PRESIDENT CLINTON: Well, I'm saying that Senator Dole said in his fine speech in San Diego that he wanted to build a bridge to the past. And I think I know what he meant by that. He's troubled, as I am, by some of the things that go on today. But I believe America is the greatest country in human history because we have maintained freedom and increasing prosperity by relentlessly pushing the barriers of knowledge, the barriers of the present, always moving into the future.
That's why when I became president, I was determined to kind of move beyond this old, stale debate that had gone on in Washington for too long to get this country moving again. And that's why we've got a country with 10 1/2 million more jobs and record numbers of new businesses and rising incomes and falling crimes rates and welfare roll rates. That's why we're moving in the right direction.
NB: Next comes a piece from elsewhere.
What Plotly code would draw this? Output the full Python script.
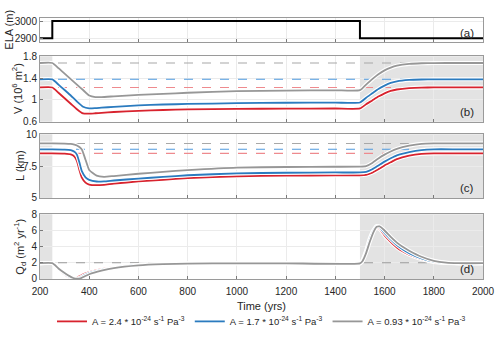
import plotly.graph_objects as go

# ---------------- data ----------------
ela_time = [200, 250, 1500, 2000]
ela_vals = [2900, 3000, 2900, 2900]

shade_periods = [(200, 250), (1500, 2000)]

series_names = [
    "A = 2.4 * 10<sup>-24</sup> s<sup>-1</sup> Pa<sup>-3</sup>",
    "A = 1.7 * 10<sup>-24</sup> s<sup>-1</sup> Pa<sup>-3</sup>",
    "A = 0.93 * 10<sup>-24</sup> s<sup>-1</sup> Pa<sup>-3</sup>",
]
series_colors = ["#d8232e", "#2b7bbf", "#979797"]
dash_colors = ["#ee8a8e", "#4f9be0", "#a8a8a8"]

# Volume (10^6 m^2)
v_time = [200, 250, 275, 300, 325, 350, 375, 400, 425, 450, 500, 600, 700, 800, 1000,
          1200, 1400, 1500, 1525, 1550, 1575, 1600, 1625, 1650, 1700, 1750, 1800, 1900, 2000]
v_red = [1.227, 1.227, 1.13, 1.03, 0.93, 0.83, 0.752, 0.748, 0.755, 0.763, 0.778, 0.80, 0.815, 0.825,
         0.835, 0.840, 0.842, 0.843, 0.92, 0.99, 1.06, 1.12, 1.165, 1.19, 1.215, 1.225, 1.227, 1.227, 1.227]
v_blue = [1.376, 1.376, 1.28, 1.18, 1.08, 0.97, 0.875, 0.845, 0.848, 0.857, 0.873, 0.90, 0.915, 0.925,
          0.940, 0.947, 0.950, 0.952, 1.04, 1.12, 1.20, 1.26, 1.31, 1.34, 1.365, 1.373, 1.376, 1.376, 1.376]
v_gray = [1.675, 1.675, 1.58, 1.48, 1.38, 1.28, 1.18, 1.08, 1.052, 1.052, 1.065, 1.09, 1.11, 1.13,
          1.16, 1.17, 1.175, 1.177, 1.28, 1.38, 1.47, 1.54, 1.59, 1.625, 1.658, 1.670, 1.674, 1.675, 1.675]
v_init = [1.227, 1.376, 1.675]

# Length (km)
l_time = [200, 250, 300, 325, 340, 350, 360, 370, 385, 400, 430, 460, 500, 600, 700, 800, 1000,
          1200, 1400, 1500, 1525, 1550, 1575, 1600, 1625, 1650, 1700, 1750, 1800, 1900, 2000]
l_red = [8.5, 8.5, 8.48, 8.42, 8.25, 7.9, 7.2, 6.6, 6.2, 6.05, 6.0, 6.03, 6.12, 6.3, 6.43, 6.55, 6.7,
         6.75, 6.77, 6.78, 6.82, 6.98, 7.25, 7.55, 7.8, 8.05, 8.32, 8.46, 8.5, 8.5, 8.5]
l_blue = [8.82, 8.82, 8.8, 8.75, 8.62, 8.4, 7.8, 7.1, 6.62, 6.42, 6.29, 6.3, 6.37, 6.52, 6.65, 6.78, 6.93,
          6.98, 7.0, 7.0, 7.05, 7.25, 7.55, 7.85, 8.12, 8.35, 8.6, 8.76, 8.82, 8.82, 8.82]
l_gray = [9.28, 9.28, 9.27, 9.24, 9.18, 9.12, 9.0, 8.8, 8.0, 7.2, 6.75, 6.66, 6.72, 6.9, 7.05, 7.18, 7.38,
          7.43, 7.45, 7.46, 7.5, 7.75, 8.1, 8.4, 8.65, 8.85, 9.1, 9.25, 9.28, 9.28, 9.28]
l_init = [8.5, 8.82, 9.28]

# Ice discharge Qd (m^2 yr^-1)
q_time = [200, 250, 275, 300, 320, 335, 350, 365, 380, 400, 450, 500, 600, 700, 800, 1000, 1200, 1500,
          1510, 1525, 1540, 1555, 1568, 1580, 1600, 1625, 1650, 1675, 1700, 1750, 1800, 1850, 1900, 2000]
q_red = [1.95, 1.95, 1.2, 0.55, 0.15, 0.02, 0.15, 0.4, 0.62, 0.85, 1.22, 1.46, 1.72, 1.85, 1.9, 1.93, 1.94, 1.94,
         2.3, 3.5, 5.0, 6.0, 6.4, 6.2, 5.4, 4.6, 3.9, 3.4, 3.0, 2.45, 2.1, 1.97, 1.95, 1.95]
q_blue = [1.95, 1.95, 1.25, 0.65, 0.25, 0.06, 0.02, 0.2, 0.45, 0.72, 1.12, 1.4, 1.7, 1.84, 1.9, 1.93, 1.94, 1.94,
          2.25, 3.4, 4.9, 6.0, 6.55, 6.4, 5.7, 4.9, 4.2, 3.65, 3.2, 2.55, 2.15, 2.0, 1.95, 1.95]
q_gray = [1.95, 1.95, 1.3, 0.75, 0.35, 0.12, 0.03, 0.08, 0.3, 0.58, 1.02, 1.35, 1.68, 1.83, 1.9, 1.93, 1.94, 1.94,
          2.2, 3.2, 4.6, 5.8, 6.45, 6.5, 6.0, 5.2, 4.5, 3.95, 3.5, 2.75, 2.25, 2.02, 1.95, 1.95]
q_ref = 2.0

# ---------------- layout geometry ----------------
H = 338.0
def dom(top_px, bot_px):
    return [1 - bot_px / H, 1 - top_px / H]

panels = {
    1: dict(dom=dom(12, 37), rng=[2880, 3020], ticks=[2900, 3000], label="(a)"),
    2: dict(dom=dom(52, 120), rng=[0.6, 1.8], ticks=[0.6, 1, 1.4, 1.8], label="(b)"),
    3: dict(dom=dom(133, 199), rng=[5, 10], ticks=[5, 7.5, 10], label="(c)"),
    4: dict(dom=dom(216, 283), rng=[0, 8], ticks=[0, 2, 4, 6, 8], label="(d)"),
}

FONT = "Liberation Sans, Arial, Helvetica, sans-serif"
TXT = "#262626"
fig = go.Figure()

def add_series(times, values_list, ax, legend=False):
    for vals, col, name in zip(values_list, series_colors, series_names):
        fig.add_trace(go.Scatter(x=times, y=vals, mode="lines", xaxis="x" + ax, yaxis="y" + ax,
                                 line=dict(color="white", width=4, shape="spline", smoothing=0.5),
                                 showlegend=False, hoverinfo="skip"))
        fig.add_trace(go.Scatter(x=times, y=vals, mode="lines", xaxis="x" + ax, yaxis="y" + ax,
                                 line=dict(color=col, width=1.8, shape="spline", smoothing=0.5),
                                 name=name, showlegend=legend))

def add_dashed(level, color, ax):
    fig.add_trace(go.Scatter(x=[200, 2000], y=[level, level], mode="lines", xaxis="x" + ax, yaxis="y" + ax,
                             line=dict(color=color, width=1.1, dash="dash"), showlegend=False,
                             hoverinfo="skip"))

# ELA
fig.add_trace(go.Scatter(x=ela_time, y=ela_vals, mode="lines", xaxis="x", yaxis="y",
                         line=dict(color="black", width=2, shape="hv"), showlegend=False))

# V
for lvl, c in zip(v_init, dash_colors):
    add_dashed(lvl, c, "2")
add_series(v_time, [v_red, v_blue, v_gray], "2")
# L
for lvl, c in zip(l_init, dash_colors):
    add_dashed(lvl, c, "3")
add_series(l_time, [l_red, l_blue, l_gray], "3")
# Qd
add_dashed(q_ref, "#9a9a9a", "4")
add_series(q_time, [q_red, q_blue, q_gray], "4", legend=True)

layout = dict(
    width=500, height=338,
    margin=dict(l=40, r=17, t=0, b=0),
    paper_bgcolor="white", plot_bgcolor="rgba(0,0,0,0)",
    font=dict(family=FONT, size=10, color=TXT),
    showlegend=True,
    legend=dict(orientation="h", x=0.5, xanchor="center", y=1 - 327 / H, yanchor="middle",
                font=dict(size=9.5, color=TXT), bgcolor="rgba(0,0,0,0)",
                itemwidth=30, tracegroupgap=0),
)

shapes = []
annotations = []
for i, p in panels.items():
    xa = "xaxis" if i == 1 else f"xaxis{i}"
    ya = "yaxis" if i == 1 else f"yaxis{i}"
    xs = "x" if i == 1 else f"x{i}"
    ys = "y" if i == 1 else f"y{i}"
    layout[xa] = dict(domain=[0, 1], anchor=ys, range=[200, 2000], tickvals=list(range(200, 2001, 200)),
                      showticklabels=(i == 4), ticks="inside", ticklen=3, tickcolor="#7a7a7a",
                      showgrid=True, gridcolor="#ebebeb", gridwidth=1, zeroline=False,
                      showline=True, linecolor="#9a9a9a", linewidth=1, mirror=True,
                      tickfont=dict(size=10, color=TXT))
    if i == 4:
        layout[xa]["ticklabelstandoff"] = 3
        layout[xa]["title"] = dict(text="Time (yrs)", font=dict(size=11), standoff=6)
    layout[ya] = dict(domain=p["dom"], anchor=xs, range=p["rng"], tickvals=p["ticks"],
                      ticks="inside", ticklen=3, tickcolor="#7a7a7a",
                      showgrid=True, gridcolor="#ebebeb", gridwidth=1, zeroline=False,
                      showline=True, linecolor="#9a9a9a", linewidth=1, mirror=True,
                      tickfont=dict(size=10, color=TXT))
    if i > 1:
        for (t0, t1) in shade_periods:
            shapes.append(dict(type="rect", xref=xs, yref=f"{ys} domain", x0=t0, x1=t1, y0=0, y1=1,
                               fillcolor="#e3e3e3", line=dict(width=0), layer="below"))
    annotations.append(dict(text=p["label"], xref=f"{xs} domain", yref=f"{ys} domain",
                            x=0.985, y=0.03, xanchor="right", yanchor="bottom", showarrow=False,
                            font=dict(size=11.5, color=TXT)))

ytitles = [
    ("ELA (m)", 9, (12 + 37) / 2),
    ("V (10<sup>6</sup> m<sup>2</sup>)", 17, (52 + 120) / 2),
    ("L (km)", 20, (133 + 199) / 2),
    ("Q<sub>d</sub> (m<sup>2</sup> yr<sup>-1</sup>)", 20, (216 + 283) / 2),
]
for txt, xp, yp in ytitles:
    annotations.append(dict(text=txt, xref="paper", yref="paper",
                            x=(xp - 40) / 443.0, y=1 - yp / H, xanchor="center", yanchor="middle",
                            textangle=-90, showarrow=False, font=dict(size=11, color=TXT)))

layout["shapes"] = shapes
layout["annotations"] = annotations
fig.update_layout(**layout)
fig.write_html("out.html", config={"displayModeBar": False},
               post_script="document.body.style.margin='0';document.body.style.overflow='hidden';")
And I'm trying to emphasize that what I want to do is continue to do that. That's why my balanced-budget plan will still invest and grow this economy. That's why I want a tax cut for education and child rearing, but it's got to be paid for. That's why I want to continue the work we have done over partisan opposition to work with communities to bring that crime rate down until our streets are all safe again.
These are my commitments. I am very oriented toward the future. I think this election has to be geared toward the future. I think America's best days are still ahead, but we've got to build the right bridge.
JIM LEHRER: Senator Dole?
MR. DOLE: You know, the president reminds me sometimes of my brother Kenny, who's no longer alive. But Kenny was a great talker, and he used to tell me things that I knew were not quite accurate, so we always had a rule. We divided by six. Now, maybe in your case, maybe just two. But 11 million new jobs and everything -- I mean, the president can't take credit for everything the governors doing, whether it's happening in New York City when it comes to the murder rate, and then not be responsible for the bad things that happen, whether it's drug use or something else in America. And so it seems to me that we can talk about what we called Kenny, ``the Great Exaggerator,'' because he just liked to exaggerate, make it sound a little better. It made him feel better.
When it comes to bridges, I want a bridge to the future. I also want a bridge to the truth. We have to tell the truth. We've got people watching tonight and listening tonight, trying to find the truth. And the truth is, there's a lot wrong with America. We need a strong economic package. We need a tax cut. We need the $500 child credit, and we'll have that soon.
JIM LEHRER: Mr. President?
PRESIDENT CLINTON: I do not for a moment think I'm entitled to all the credit for the good things that have happened in America. But where I have moved to work with the American people to help them have the tools to make the most of their own lives, I think I should get some credit for that.
I also personally took responsibility tonight when Senator Dole asked me about the drug problem. But you know, I think my ideas are better for the future. Senator Dole voted against student loans, against Head Start, against creating the Department of Education. If he gets elected president, we'll start the new century without anyone in the Cabinet of the president representing education and our children. I, personally, don't think that's the right kind of future for America, and I think we ought to take a different tack.